Direction Bombay

Samedi, 26 janvier.

L’avion vient de nous arracher aux chasseurs de rats. En survolant les superbes montagnes d’Oman, je ne peux m’empêcher de penser à ces deux mois passés en Afrique. C’est déjà l’heure des bilans. Trois accidents, un blessé grave, 45 crevaisons, un pont et une direction cassés, 60 000 litres d’essence. Tout cela en 12 000 kilomètres.

Les impressions des uns et des autres, arrachés au hasard des conversations, couvrent le bruit des réacteurs : « Les couleurs nous ont fait oublier la misère », dit l’un ; « Moi, dit Alain, je retiens le rythme africain. Si cela ne peut se faire aujourd’hui, ça se fera demain ! »

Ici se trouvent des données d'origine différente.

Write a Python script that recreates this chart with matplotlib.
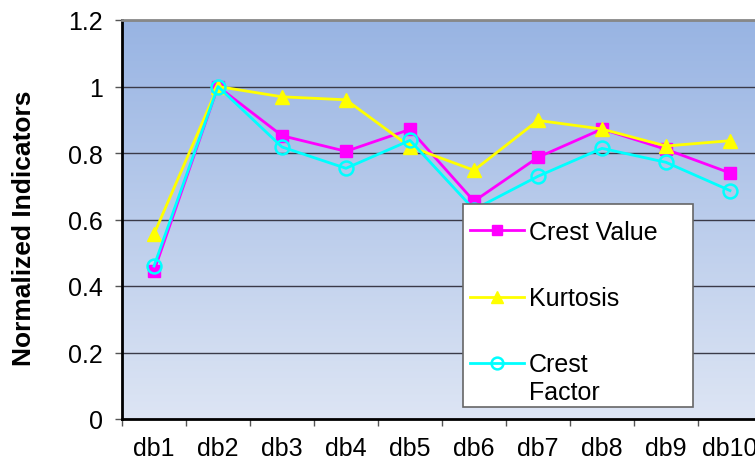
import matplotlib
matplotlib.use('agg')
import matplotlib.pyplot as plt
import matplotlib.patches as mpatches
import numpy as np

plt.rcParams['font.family'] = ['Liberation Sans', 'DejaVu Sans']

categories = ['db1', 'db2', 'db3', 'db4', 'db5', 'db6', 'db7', 'db8', 'db9', 'db10']
crestValue = [0.445, 1.0, 0.852, 0.805, 0.871, 0.655, 0.787, 0.872, 0.811, 0.740]
kurtosis = [0.556, 1.0, 0.969, 0.960, 0.819, 0.748, 0.898, 0.872, 0.821, 0.837]
crestFactor = [0.460, 1.0, 0.818, 0.754, 0.838, 0.630, 0.730, 0.814, 0.772, 0.687]
yTicks = [0, 0.2, 0.4, 0.6, 0.8, 1.0, 1.2]
yTickLabels = ['0', '0.2', '0.4', '0.6', '0.8', '1', '1.2']

W, H = 755, 464
fig = plt.figure(figsize=(W / 100, H / 100), dpi=100)
# axes deliberately runs past the right edge, like the original
ax = fig.add_axes([122 / W, (H - 420) / H, 640 / W, 399 / H])

x = np.arange(len(categories))
ax.set_xlim(-0.5, len(categories) - 0.5)
ax.set_ylim(0, 1.2)

# vertical gradient background
grad = np.linspace(0, 1, 256).reshape(-1, 1)
top = np.array([0x98, 0xB4, 0xE3]) / 255
bot = np.array([0xDD, 0xE5, 0xF4]) / 255
img = (bot * (1 - grad)[:, :, None] + top * grad[:, :, None])
ax.imshow(img, extent=[-0.5, len(categories) - 0.5, 0, 1.2], origin='lower',
          aspect='auto', zorder=0)

for yv in yTicks[1:]:
    ax.axhline(yv, color='#3A3A48', lw=1.0, zorder=1)

ax.plot(x, crestValue, color='#FF00FF', lw=2, marker='s', ms=9,
        mfc='#FF00FF', mec='#FF00FF', label='Crest Value', zorder=3)
ax.plot(x, kurtosis, color='#FFFF00', lw=2, marker='^', ms=10,
        mfc='#FFFF00', mec='#FFFF00', label='Kurtosis', zorder=3)
ax.plot(x, crestFactor, color='#00FFFF', lw=2, marker='o', ms=10,
        mfc='none', mec='#00FFFF', mew=1.8, label='Crest', zorder=4)

ax.set_yticks(yTicks)
ax.set_yticklabels(yTickLabels)
ax.set_xticks(np.arange(len(categories) + 1) - 0.5, minor=True)
ax.set_xticks(x)
ax.set_xticklabels(categories)
ax.tick_params(axis='x', which='major', length=0, labelsize=18, pad=12)
ax.tick_params(axis='x', which='minor', length=5, width=1, color='#555555')
ax.tick_params(axis='y', length=5, width=1, color='#555555', labelsize=18, pad=9)

for side in ['top', 'right']:
    ax.spines[side].set_color('#888888')
    ax.spines[side].set_linewidth(2)
ax.spines['left'].set_color('black')
ax.spines['left'].set_linewidth(2)
ax.spines['bottom'].set_color('black')
ax.spines['bottom'].set_linewidth(2)

ax.set_ylabel('Normalized Indicators', fontsize=19, fontweight='bold')
ax.yaxis.set_label_coords(-0.135, 0.481)

# legend box drawn separately so it can match the original size
box = mpatches.Rectangle((463 / W, (H - 408) / H), 230 / W, 203 / H,
                         transform=fig.transFigure, facecolor='white',
                         edgecolor='#666666', lw=1.2, zorder=6, clip_on=False)
ax.add_patch(box)
leg = ax.legend(loc='upper left', bbox_to_anchor=(470 / W, (H - 221) / H),
                bbox_transform=fig.transFigure, fontsize=18, frameon=False,
                labelspacing=1.69, handlelength=2.15, handletextpad=0.2,
                borderpad=0, borderaxespad=0, markerscale=0.85)
leg.set_zorder(7)

fig.canvas.draw()
bb = leg.get_texts()[2].get_window_extent()
fx, fy = fig.transFigure.inverted().transform((bb.x0, bb.y0 - 27))
ax.text(fx, fy, 'Factor', transform=fig.transFigure, fontsize=18,
        va='bottom', ha='left', zorder=8)

fig.savefig('out.png', dpi=100)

Le choc des couleurs dans les paysages, le choc des peaux noires et blanches : Alexandre s’est fait mettre à la porte d’un magasin pour Noirs en Afrique du Sud. Dur, le racisme à l’envers, n’est-ce pas ?

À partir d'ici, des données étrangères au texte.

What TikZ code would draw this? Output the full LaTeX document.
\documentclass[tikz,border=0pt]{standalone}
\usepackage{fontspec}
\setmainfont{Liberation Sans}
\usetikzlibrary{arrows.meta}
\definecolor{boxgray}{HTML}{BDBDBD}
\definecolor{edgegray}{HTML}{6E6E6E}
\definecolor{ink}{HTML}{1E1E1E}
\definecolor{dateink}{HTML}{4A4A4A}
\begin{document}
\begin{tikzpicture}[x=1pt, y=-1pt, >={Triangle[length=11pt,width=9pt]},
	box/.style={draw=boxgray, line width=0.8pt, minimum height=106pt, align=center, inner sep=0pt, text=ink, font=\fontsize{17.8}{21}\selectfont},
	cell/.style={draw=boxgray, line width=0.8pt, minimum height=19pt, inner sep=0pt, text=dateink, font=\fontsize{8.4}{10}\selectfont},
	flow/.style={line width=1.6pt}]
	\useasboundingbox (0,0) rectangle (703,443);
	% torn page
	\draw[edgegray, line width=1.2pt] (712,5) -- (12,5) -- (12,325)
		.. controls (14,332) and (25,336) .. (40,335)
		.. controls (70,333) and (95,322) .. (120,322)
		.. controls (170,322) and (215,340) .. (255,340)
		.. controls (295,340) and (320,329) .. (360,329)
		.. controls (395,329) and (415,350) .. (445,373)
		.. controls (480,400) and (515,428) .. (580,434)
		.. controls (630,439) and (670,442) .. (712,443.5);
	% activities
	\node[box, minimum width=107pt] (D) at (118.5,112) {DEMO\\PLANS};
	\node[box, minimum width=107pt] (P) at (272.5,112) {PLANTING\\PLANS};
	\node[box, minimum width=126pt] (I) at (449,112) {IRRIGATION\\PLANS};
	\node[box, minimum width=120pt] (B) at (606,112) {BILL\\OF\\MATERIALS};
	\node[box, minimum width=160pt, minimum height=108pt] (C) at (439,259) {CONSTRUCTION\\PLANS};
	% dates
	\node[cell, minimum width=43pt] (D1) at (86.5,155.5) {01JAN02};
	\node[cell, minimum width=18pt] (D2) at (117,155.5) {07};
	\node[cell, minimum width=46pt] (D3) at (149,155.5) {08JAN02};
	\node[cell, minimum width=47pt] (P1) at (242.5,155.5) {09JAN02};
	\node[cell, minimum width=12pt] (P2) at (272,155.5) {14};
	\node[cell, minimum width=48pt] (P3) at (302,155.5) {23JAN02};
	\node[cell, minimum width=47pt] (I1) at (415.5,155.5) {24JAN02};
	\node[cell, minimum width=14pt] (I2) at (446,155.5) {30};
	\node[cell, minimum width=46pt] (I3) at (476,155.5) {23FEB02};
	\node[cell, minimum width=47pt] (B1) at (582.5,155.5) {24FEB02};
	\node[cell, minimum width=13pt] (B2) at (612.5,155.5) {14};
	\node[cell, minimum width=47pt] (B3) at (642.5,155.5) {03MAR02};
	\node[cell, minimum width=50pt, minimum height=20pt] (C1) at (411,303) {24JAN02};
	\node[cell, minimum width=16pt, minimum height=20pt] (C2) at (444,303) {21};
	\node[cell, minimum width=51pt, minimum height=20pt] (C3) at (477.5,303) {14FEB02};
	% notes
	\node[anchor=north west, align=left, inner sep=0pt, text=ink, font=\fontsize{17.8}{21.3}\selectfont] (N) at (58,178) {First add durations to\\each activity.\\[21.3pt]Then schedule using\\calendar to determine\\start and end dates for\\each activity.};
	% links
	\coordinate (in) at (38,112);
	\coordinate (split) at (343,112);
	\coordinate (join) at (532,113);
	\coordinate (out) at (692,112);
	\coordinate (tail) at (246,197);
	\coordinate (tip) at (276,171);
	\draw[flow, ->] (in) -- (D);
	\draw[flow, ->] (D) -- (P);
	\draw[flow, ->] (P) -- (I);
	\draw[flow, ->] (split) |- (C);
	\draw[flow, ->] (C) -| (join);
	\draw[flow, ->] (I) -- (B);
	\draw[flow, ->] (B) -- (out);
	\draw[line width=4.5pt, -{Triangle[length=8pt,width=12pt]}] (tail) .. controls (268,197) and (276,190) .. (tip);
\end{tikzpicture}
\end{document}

Et puis d’autres souvenirs, plus doux : le dîner aux chandelles avec Miss Africa, les nuits chaudes au New Florida. Pour Guilène : « C’est la poussière, l’humidité, la brousse sous le ciel étoilé, les campements devant les postes de police, la rencontre avec Frida, la clocharde blanche, à Johannesburg. »

Livre de géographie à ciel ouvert, mais cette fois, personne n’a de mal à retenir la leçon. Philippe, lui, se souvient du « vert éclatant de la Tanzanie, des porteurs du Kilimandjaro ».

« La créativité qu’on nous impose semaine après semaine nous fait éclater le cortex et les cellules grises nous chatouillent tout le long des cervicales. » Avec cependant une pointe d’amertume : «Les rencontres sont trop rares, les moments de solitude aussi. » Roland écoute, prolonge : « Rien n’est jamais joué en Afrique, rien n’est jamais définitif. Je connaissais ce continent par des images, mais j’ai quand même pris une sacrée claque ! »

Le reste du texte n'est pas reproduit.